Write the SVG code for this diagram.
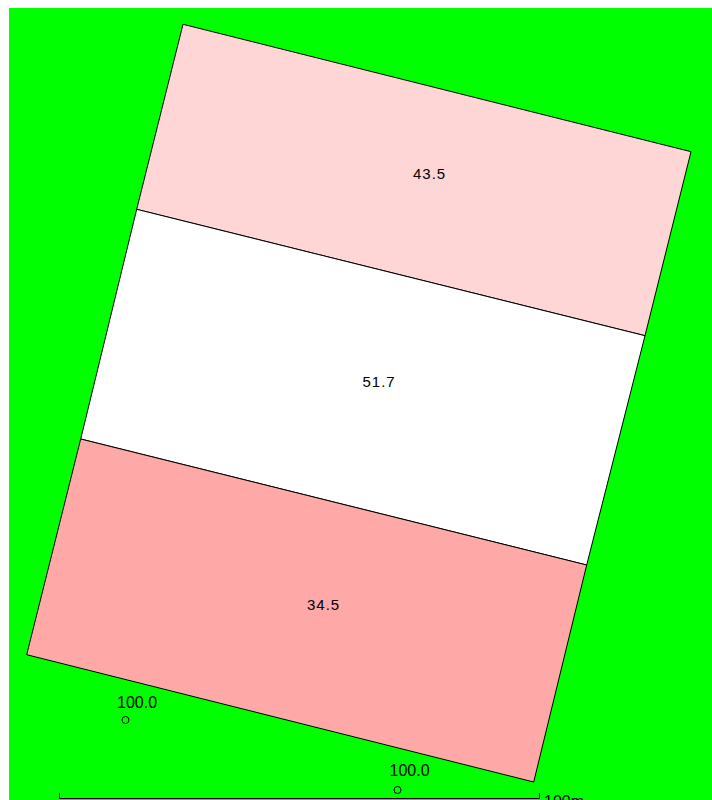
<svg xmlns="http://www.w3.org/2000/svg" width="712" height="800" viewBox="0 0 712 800">
<style>
.plot{stroke:#000;stroke-width:1;stroke-linejoin:miter}
.lbl{font-family:"Liberation Sans",Arial,sans-serif;font-size:15px;fill:#000;letter-spacing:1px}
.pt{font-family:"Liberation Sans",Arial,sans-serif;font-size:16px;fill:#000}
.mk{fill:none;stroke:#000;stroke-width:1}
</style>
<rect x="0" y="0" width="712" height="800" fill="#fff"/>
<rect x="9" y="8" width="703" height="792" fill="#00ff00"/>
<g id="plot-top">
<polygon class="plot" fill="#ffd6d6" points="183,24.3 691,151.7 645,335.7 136.7,209.3"/>
<text class="lbl" x="413" y="178.5">43.5</text>
</g>
<g id="plot-middle">
<polygon class="plot" fill="#ffffff" points="136.7,209.3 645,335.7 586.7,565 80.7,439"/>
<text class="lbl" x="362.5" y="387">51.7</text>
</g>
<g id="plot-bottom">
<polygon class="plot" fill="#ffa8a8" points="80.7,439 586.7,565 533.7,782 26.7,654.7"/>
<text class="lbl" x="307" y="609.5">34.5</text>
</g>
<g id="point-1">
<circle class="mk" cx="125.5" cy="720" r="3.5"/>
<text class="pt" x="117" y="708">100.0</text>
</g>
<g id="point-2">
<circle class="mk" cx="397.5" cy="790" r="3.5"/>
<text class="pt" x="389.5" y="776">100.0</text>
</g>
<g id="scale">
<path class="mk" d="M59.5,793 V798.5 H539.5 M539.5,793 V798.5"/>
<text class="pt" x="544" y="807">100m</text>
</g>
</svg>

§ §

Go through the listing above and write it out again exactly, dropping the pictures.

**Result of this task**
Write the SVG code for this diagram.
<svg xmlns="http://www.w3.org/2000/svg" width="712" height="800" viewBox="0 0 712 800">
<style>
.plot{stroke:#000;stroke-width:1;stroke-linejoin:miter}
.lbl{font-family:"Liberation Sans",Arial,sans-serif;font-size:15px;fill:#000;letter-spacing:1px}
.pt{font-family:"Liberation Sans",Arial,sans-serif;font-size:16px;fill:#000}
.mk{fill:none;stroke:#000;stroke-width:1}
</style>
<rect x="0" y="0" width="712" height="800" fill="#fff"/>
<rect x="9" y="8" width="703" height="792" fill="#00ff00"/>
<g id="plot-top">
<polygon class="plot" fill="#ffd6d6" points="183,24.3 691,151.7 645,335.7 136.7,209.3"/>
<text class="lbl" x="413" y="178.5">43.5</text>
</g>
<g id="plot-middle">
<polygon class="plot" fill="#ffffff" points="136.7,209.3 645,335.7 586.7,565 80.7,439"/>
<text class="lbl" x="362.5" y="387">51.7</text>
</g>
<g id="plot-bottom">
<polygon class="plot" fill="#ffa8a8" points="80.7,439 586.7,565 533.7,782 26.7,654.7"/>
<text class="lbl" x="307" y="609.5">34.5</text>
</g>
<g id="point-1">
<circle class="mk" cx="125.5" cy="720" r="3.5"/>
<text class="pt" x="117" y="708">100.0</text>
</g>
<g id="point-2">
<circle class="mk" cx="397.5" cy="790" r="3.5"/>
<text class="pt" x="389.5" y="776">100.0</text>
</g>
<g id="scale">
<path class="mk" d="M59.5,793 V798.5 H539.5 M539.5,793 V798.5"/>
<text class="pt" x="544" y="807">100m</text>
</g>
</svg>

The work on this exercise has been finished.